You tell them you hear what they are saying, a child has the same right as an adult to get angry and scream and shout when they feel frustrated, smacking is a crime and a belittling action and it astonishes me how many uses it, the ones who needs timeout are the parents who are about to lose it, punishment never works, being heard and having a choice however small is more life supporting, is there any wonder we have war and chaos in the world when we believe it's right to hit children, we can call it smacking and slapping but in the end it's violence and it breeds more. Lock yourself in a room and scream, put yourself in the naughty spot or give yourself time, listen to your child, acknowledge their feelings.
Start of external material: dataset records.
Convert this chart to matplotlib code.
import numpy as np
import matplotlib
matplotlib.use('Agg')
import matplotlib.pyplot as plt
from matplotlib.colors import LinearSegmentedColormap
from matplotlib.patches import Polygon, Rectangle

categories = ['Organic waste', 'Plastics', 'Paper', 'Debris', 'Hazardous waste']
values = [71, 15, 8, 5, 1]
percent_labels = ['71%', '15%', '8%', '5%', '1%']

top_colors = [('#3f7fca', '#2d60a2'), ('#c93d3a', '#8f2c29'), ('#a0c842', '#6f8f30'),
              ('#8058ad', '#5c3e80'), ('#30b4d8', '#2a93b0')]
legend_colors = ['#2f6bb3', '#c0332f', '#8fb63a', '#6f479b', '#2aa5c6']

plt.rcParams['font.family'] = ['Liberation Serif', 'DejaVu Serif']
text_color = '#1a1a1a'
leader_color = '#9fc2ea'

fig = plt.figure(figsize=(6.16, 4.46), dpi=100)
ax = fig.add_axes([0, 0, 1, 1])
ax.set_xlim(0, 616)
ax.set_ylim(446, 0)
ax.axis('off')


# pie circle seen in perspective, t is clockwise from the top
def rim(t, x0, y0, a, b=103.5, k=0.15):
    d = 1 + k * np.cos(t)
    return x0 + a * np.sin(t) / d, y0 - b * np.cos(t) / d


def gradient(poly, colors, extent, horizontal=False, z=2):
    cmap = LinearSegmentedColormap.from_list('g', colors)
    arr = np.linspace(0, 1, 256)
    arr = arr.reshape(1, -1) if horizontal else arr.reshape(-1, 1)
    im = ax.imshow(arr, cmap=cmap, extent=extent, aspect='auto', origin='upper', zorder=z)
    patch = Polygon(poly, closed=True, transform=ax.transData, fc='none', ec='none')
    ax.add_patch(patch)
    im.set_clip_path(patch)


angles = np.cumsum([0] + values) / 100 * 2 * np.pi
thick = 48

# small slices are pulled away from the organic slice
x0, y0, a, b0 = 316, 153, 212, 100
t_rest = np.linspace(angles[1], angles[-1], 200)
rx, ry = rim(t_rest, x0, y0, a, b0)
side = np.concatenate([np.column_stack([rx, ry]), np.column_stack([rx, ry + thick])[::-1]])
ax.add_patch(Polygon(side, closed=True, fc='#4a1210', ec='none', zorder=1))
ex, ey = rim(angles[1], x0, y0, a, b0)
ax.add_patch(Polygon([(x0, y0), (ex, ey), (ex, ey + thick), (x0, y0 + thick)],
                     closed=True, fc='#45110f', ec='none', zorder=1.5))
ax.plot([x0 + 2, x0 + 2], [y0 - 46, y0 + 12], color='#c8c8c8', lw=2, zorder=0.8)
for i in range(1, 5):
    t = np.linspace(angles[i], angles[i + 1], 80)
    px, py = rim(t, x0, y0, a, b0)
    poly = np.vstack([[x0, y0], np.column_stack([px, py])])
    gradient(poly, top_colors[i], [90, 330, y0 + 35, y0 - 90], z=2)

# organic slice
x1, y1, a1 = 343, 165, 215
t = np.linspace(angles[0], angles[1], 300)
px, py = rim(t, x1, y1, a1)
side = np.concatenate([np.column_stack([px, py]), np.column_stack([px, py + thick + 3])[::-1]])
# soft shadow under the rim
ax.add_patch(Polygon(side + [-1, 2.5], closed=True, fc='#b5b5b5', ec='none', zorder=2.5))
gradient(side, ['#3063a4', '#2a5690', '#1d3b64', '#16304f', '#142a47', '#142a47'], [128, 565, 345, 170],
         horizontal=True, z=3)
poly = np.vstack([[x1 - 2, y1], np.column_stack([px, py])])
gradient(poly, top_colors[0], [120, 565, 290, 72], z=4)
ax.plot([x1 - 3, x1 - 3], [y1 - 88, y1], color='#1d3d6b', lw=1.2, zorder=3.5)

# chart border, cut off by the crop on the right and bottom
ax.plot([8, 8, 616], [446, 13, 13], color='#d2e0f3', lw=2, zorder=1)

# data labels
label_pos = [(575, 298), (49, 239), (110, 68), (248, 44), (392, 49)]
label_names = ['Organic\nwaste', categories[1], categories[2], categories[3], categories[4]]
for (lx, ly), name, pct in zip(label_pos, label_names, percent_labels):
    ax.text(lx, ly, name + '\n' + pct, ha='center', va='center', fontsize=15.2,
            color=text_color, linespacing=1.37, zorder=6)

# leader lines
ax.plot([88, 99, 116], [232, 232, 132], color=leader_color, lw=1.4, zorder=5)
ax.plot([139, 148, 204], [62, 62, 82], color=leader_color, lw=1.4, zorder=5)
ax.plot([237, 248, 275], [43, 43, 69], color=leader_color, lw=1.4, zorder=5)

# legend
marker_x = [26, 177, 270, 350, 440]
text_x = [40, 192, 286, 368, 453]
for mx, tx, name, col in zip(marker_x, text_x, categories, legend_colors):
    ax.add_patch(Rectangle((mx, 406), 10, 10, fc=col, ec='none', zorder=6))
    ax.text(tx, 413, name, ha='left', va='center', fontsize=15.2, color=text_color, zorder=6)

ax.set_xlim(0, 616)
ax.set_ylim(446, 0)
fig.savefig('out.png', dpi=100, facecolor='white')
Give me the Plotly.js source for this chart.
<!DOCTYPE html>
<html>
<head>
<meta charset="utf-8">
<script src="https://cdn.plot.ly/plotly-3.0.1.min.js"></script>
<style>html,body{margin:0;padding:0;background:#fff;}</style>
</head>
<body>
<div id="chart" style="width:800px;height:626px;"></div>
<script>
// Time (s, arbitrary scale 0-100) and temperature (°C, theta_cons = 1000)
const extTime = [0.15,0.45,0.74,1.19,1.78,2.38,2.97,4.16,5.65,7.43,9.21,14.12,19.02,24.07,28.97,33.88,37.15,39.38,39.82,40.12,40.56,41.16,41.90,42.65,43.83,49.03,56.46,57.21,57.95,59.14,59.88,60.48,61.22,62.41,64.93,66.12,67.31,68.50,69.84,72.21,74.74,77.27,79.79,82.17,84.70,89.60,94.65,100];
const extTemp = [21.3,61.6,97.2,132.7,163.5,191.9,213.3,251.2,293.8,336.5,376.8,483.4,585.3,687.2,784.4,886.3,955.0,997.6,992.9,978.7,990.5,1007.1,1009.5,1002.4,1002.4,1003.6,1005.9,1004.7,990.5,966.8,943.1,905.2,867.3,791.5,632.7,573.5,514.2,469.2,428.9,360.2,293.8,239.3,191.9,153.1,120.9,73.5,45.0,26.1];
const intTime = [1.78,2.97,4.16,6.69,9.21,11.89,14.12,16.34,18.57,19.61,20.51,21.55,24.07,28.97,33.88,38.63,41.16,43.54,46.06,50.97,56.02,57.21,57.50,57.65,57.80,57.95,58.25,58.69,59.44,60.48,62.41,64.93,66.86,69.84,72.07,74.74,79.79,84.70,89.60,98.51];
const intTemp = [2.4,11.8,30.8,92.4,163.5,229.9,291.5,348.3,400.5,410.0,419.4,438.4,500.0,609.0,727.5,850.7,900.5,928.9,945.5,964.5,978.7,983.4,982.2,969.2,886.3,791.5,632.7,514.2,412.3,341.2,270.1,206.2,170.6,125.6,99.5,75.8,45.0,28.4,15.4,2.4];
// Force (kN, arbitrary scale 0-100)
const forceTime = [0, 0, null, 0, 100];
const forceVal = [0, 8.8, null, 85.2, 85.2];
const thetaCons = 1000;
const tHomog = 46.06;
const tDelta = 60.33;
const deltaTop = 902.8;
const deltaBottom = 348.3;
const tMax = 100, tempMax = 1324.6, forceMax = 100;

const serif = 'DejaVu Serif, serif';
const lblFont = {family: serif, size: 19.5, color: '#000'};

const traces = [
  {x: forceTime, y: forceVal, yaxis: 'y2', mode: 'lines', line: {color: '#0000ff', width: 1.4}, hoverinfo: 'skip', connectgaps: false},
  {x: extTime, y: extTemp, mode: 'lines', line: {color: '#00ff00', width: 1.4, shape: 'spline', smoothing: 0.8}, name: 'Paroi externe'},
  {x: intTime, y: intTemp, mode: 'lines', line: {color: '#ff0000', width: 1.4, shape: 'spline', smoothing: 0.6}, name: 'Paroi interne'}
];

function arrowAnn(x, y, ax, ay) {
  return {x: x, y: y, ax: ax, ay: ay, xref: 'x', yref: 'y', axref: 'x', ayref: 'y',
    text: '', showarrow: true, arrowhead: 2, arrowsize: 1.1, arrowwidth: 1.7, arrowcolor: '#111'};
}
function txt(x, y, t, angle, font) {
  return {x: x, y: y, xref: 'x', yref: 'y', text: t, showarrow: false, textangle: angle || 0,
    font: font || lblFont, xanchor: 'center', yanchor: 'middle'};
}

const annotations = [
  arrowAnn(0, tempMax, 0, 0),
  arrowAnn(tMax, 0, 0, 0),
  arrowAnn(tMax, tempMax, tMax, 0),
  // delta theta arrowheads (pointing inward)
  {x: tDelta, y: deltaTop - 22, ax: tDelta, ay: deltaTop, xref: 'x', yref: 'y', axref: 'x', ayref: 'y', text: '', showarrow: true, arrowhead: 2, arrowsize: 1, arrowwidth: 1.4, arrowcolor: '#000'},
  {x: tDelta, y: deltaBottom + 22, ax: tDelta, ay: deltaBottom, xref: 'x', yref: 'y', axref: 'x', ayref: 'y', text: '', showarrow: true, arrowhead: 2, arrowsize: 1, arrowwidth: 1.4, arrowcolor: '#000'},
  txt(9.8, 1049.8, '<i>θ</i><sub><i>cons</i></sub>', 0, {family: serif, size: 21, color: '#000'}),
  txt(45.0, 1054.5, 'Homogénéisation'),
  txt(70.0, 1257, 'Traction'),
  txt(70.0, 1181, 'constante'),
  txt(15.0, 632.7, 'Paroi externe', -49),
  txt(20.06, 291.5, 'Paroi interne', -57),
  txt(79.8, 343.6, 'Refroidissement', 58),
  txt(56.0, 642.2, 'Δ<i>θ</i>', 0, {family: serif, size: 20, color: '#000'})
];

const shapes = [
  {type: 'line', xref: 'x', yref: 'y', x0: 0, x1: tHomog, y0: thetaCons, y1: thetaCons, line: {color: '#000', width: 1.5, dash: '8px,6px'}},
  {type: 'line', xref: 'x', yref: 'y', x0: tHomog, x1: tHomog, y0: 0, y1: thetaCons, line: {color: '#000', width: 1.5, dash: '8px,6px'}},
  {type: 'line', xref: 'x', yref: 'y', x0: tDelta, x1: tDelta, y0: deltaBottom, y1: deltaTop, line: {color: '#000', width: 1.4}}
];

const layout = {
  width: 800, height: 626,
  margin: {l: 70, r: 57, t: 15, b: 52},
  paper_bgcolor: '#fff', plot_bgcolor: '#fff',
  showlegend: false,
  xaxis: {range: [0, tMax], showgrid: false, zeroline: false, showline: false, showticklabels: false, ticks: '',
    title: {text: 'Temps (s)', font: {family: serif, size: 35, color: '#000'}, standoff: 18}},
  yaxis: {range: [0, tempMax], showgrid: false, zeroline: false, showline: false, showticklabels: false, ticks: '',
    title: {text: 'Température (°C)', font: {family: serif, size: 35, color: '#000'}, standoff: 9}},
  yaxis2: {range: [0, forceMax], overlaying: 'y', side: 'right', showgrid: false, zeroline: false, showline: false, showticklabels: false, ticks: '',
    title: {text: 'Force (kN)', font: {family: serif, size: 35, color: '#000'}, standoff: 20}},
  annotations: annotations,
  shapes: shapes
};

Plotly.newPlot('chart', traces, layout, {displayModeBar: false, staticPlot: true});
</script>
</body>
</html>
Read Adele Faber and Elaine Mazlish's excellent books "How to talk so kids will listen and listen so kids will talk" "Liberated parents, liberated children", "Siblings without rivalry" "How to talk so kids can learn at home and in school" Another good tip is to tell your child you are happy he/she is part of the family, they make you laugh/feel good/etc etc by just being, they don't have to be best at something, or fastest, or cleverest etc, in the end what is important is the way a person makes us feel, not what they achieve--that's just extras. Good Luck to you and yes I do give myself time out but never my children.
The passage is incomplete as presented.